Pomerape is a stratovolcano lying on the border of northern Chile and Bolivia (Oruro Department, Sajama Province, Curahuara de Carangas Municipality). It is part of the Payachata complex of volcanoes, together with Parinacota Volcano to the south. The name "Payachata" means "twins" and refers to their appearance. It hosts glaciers down to elevations of 5300-5800 m, lower on the northern slope.

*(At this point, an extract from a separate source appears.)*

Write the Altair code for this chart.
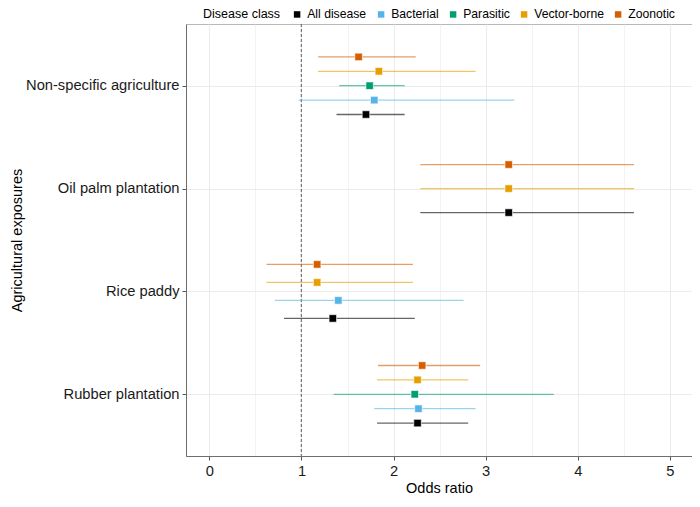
import json
import altair as alt
import pandas as pd

exposures = ["Non-specific agriculture", "Oil palm plantation", "Rice paddy", "Rubber plantation"]
classes = ["All disease", "Bacterial", "Parasitic", "Vector-borne", "Zoonotic"]
class_colors = ["#000000", "#56B4E9", "#009E73", "#E69F00", "#D55E00"]
dodge_order = ["Zoonotic", "Vector-borne", "Parasitic", "Bacterial", "All disease"]

row_exposure = (["Non-specific agriculture"] * 5 + ["Oil palm plantation"] * 3
                + ["Rice paddy"] * 4 + ["Rubber plantation"] * 5)
row_class = ["Zoonotic", "Vector-borne", "Parasitic", "Bacterial", "All disease",
             "Zoonotic", "Vector-borne", "All disease",
             "Zoonotic", "Vector-borne", "Bacterial", "All disease",
             "Zoonotic", "Vector-borne", "Parasitic", "Bacterial", "All disease"]
odds_ratio = [1.62, 1.84, 1.74, 1.79, 1.70,
              3.25, 3.25, 3.25,
              1.17, 1.17, 1.40, 1.34,
              2.31, 2.26, 2.23, 2.27, 2.26]
ci_lower = [1.18, 1.18, 1.41, 0.97, 1.38,
            2.29, 2.29, 2.29,
            0.62, 0.62, 0.71, 0.81,
            1.83, 1.82, 1.35, 1.79, 1.82]
ci_upper = [2.24, 2.89, 2.12, 3.31, 2.12,
            4.61, 4.61, 4.61,
            2.21, 2.21, 2.76, 2.23,
            2.94, 2.81, 3.74, 2.89, 2.81]

df = pd.DataFrame({
    "exposure": row_exposure,
    "cls": row_class,
    "odds": odds_ratio,
    "lo": ci_lower,
    "hi": ci_upper,
})

FONT = "Liberation Sans"
exp_js = json.dumps(exposures)
dodge_js = json.dumps(dodge_order)

base = alt.Chart(df).transform_calculate(
    cat_idx=f"indexof({exp_js}, datum.exposure) + 1",
    cls_rank=f"indexof({dodge_js}, datum.cls)",
).transform_window(
    slot="row_number()", groupby=["exposure"], sort=[alt.SortField("cls_rank")]
).transform_joinaggregate(
    n="count()", groupby=["exposure"]
).transform_calculate(
    pos="datum.cat_idx + (datum.slot - (datum.n + 1) / 2) * 0.7 / datum.n"
)

x_scale = alt.Scale(domain=[-0.254, 5.24], nice=False, zero=False)
y_scale = alt.Scale(domain=[0.4, 4.6], nice=False, zero=False, reverse=True)
color_scale = alt.Scale(domain=classes, range=class_colors)

x_axis = alt.Axis(
    title="Odds ratio",
    values=[0, 0.5, 1, 1.5, 2, 2.5, 3, 3.5, 4, 4.5, 5],
    labelExpr="datum.value % 1 === 0 ? '' + datum.value : ''",
    tickOpacity={"condition": {"test": "datum.value % 1 === 0", "value": 1}, "value": 0},
    gridWidth={"condition": {"test": "datum.value % 1 === 0", "value": 1}, "value": 0.6},
    grid=True,
)
y_axis = alt.Axis(
    title="Agricultural exposures",
    values=[1, 2, 3, 4],
    labelExpr=f"{exp_js}[datum.value - 1]",
    grid=True,
    titlePadding=1,
)

color_enc = alt.Color(
    "cls:N", scale=color_scale, sort=classes,
    legend=alt.Legend(
        title="Disease class", orient="none", legendX=17, legendY=-16,
        direction="horizontal", titleOrient="left", symbolType="square",
        symbolSize=42, symbolOpacity=1, symbolStrokeWidth=0,
        columnPadding=8, labelOffset=4, titlePadding=10,
    ),
)

bars = base.mark_rule(strokeWidth=1.3, opacity=0.6).encode(
    x=alt.X("lo:Q", scale=x_scale, axis=x_axis),
    x2="hi:Q",
    y=alt.Y("pos:Q", scale=y_scale, axis=y_axis),
    color=color_enc,
)
points = base.mark_square(size=56, opacity=1, stroke="white", strokeWidth=0.6).encode(
    x=alt.X("odds:Q", scale=x_scale),
    y=alt.Y("pos:Q", scale=y_scale),
    color=color_enc,
)
ref = alt.Chart(df).mark_rule(color="#7a7a7a", strokeDash=[3, 2], strokeWidth=1).encode(
    x=alt.datum(1)
)

chart = alt.layer(ref, bars, points).properties(
    width=506, height=432,
    autosize=alt.AutoSizeParams(type="none"),
    padding={"left": 178, "top": 16, "right": 0, "bottom": 43},
).configure_view(
    stroke="#b8b8b8", strokeWidth=1
).configure_axis(
    labelFont=FONT, titleFont=FONT, labelFontSize=14.7, titleFontSize=14.5,
    labelColor="#1a1a1a", titleColor="#000000", titleFontWeight="normal",
    gridColor="#ebebeb", domainColor="#6e6e6e", domainWidth=1,
    tickColor="#555555", tickSize=4, labelPadding=3,
).configure_axisX(
    titlePadding=4,
).configure_legend(
    labelFont=FONT, titleFont=FONT, labelFontSize=12.2, titleFontSize=12.5,
    titleFontWeight="normal", labelColor="#000000", titleColor="#000000",
)

chart.save("out.html", embed_options={"renderer": "svg", "actions": False})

Pomerape is a complex of lava domes, accompanied by lava flows which were emplaced atop of the domes. It was active about 200,000 years ago. The lava domes formed first and were later buried by the actual volcanic cone, which unlike the rhyolitic-dacitic domes is formed by hornblende andesite. The "Chungará Andesites" and lava dome complex of Parinacota were laid down at this time. Pomerape is associated with an adventive vent that has erupted mafic magmas. The main cone was last active 106,000 +- 7,000 years ago, the adventive vent is dated to 205,000 ± 24,000 years ago.

Climbing the volcano is alpine grade PD by the east ridge. Harder routes exist on the south face, sometimes on 50+ degree snow/rubble slope. For these routes a camp can be established at 5,300 m at the saddle between Parinacota and Pomerape. Depending on the season, the main difficulty can be penitentes (tall ice-blade needles), which make the ascent physically difficult or impossible.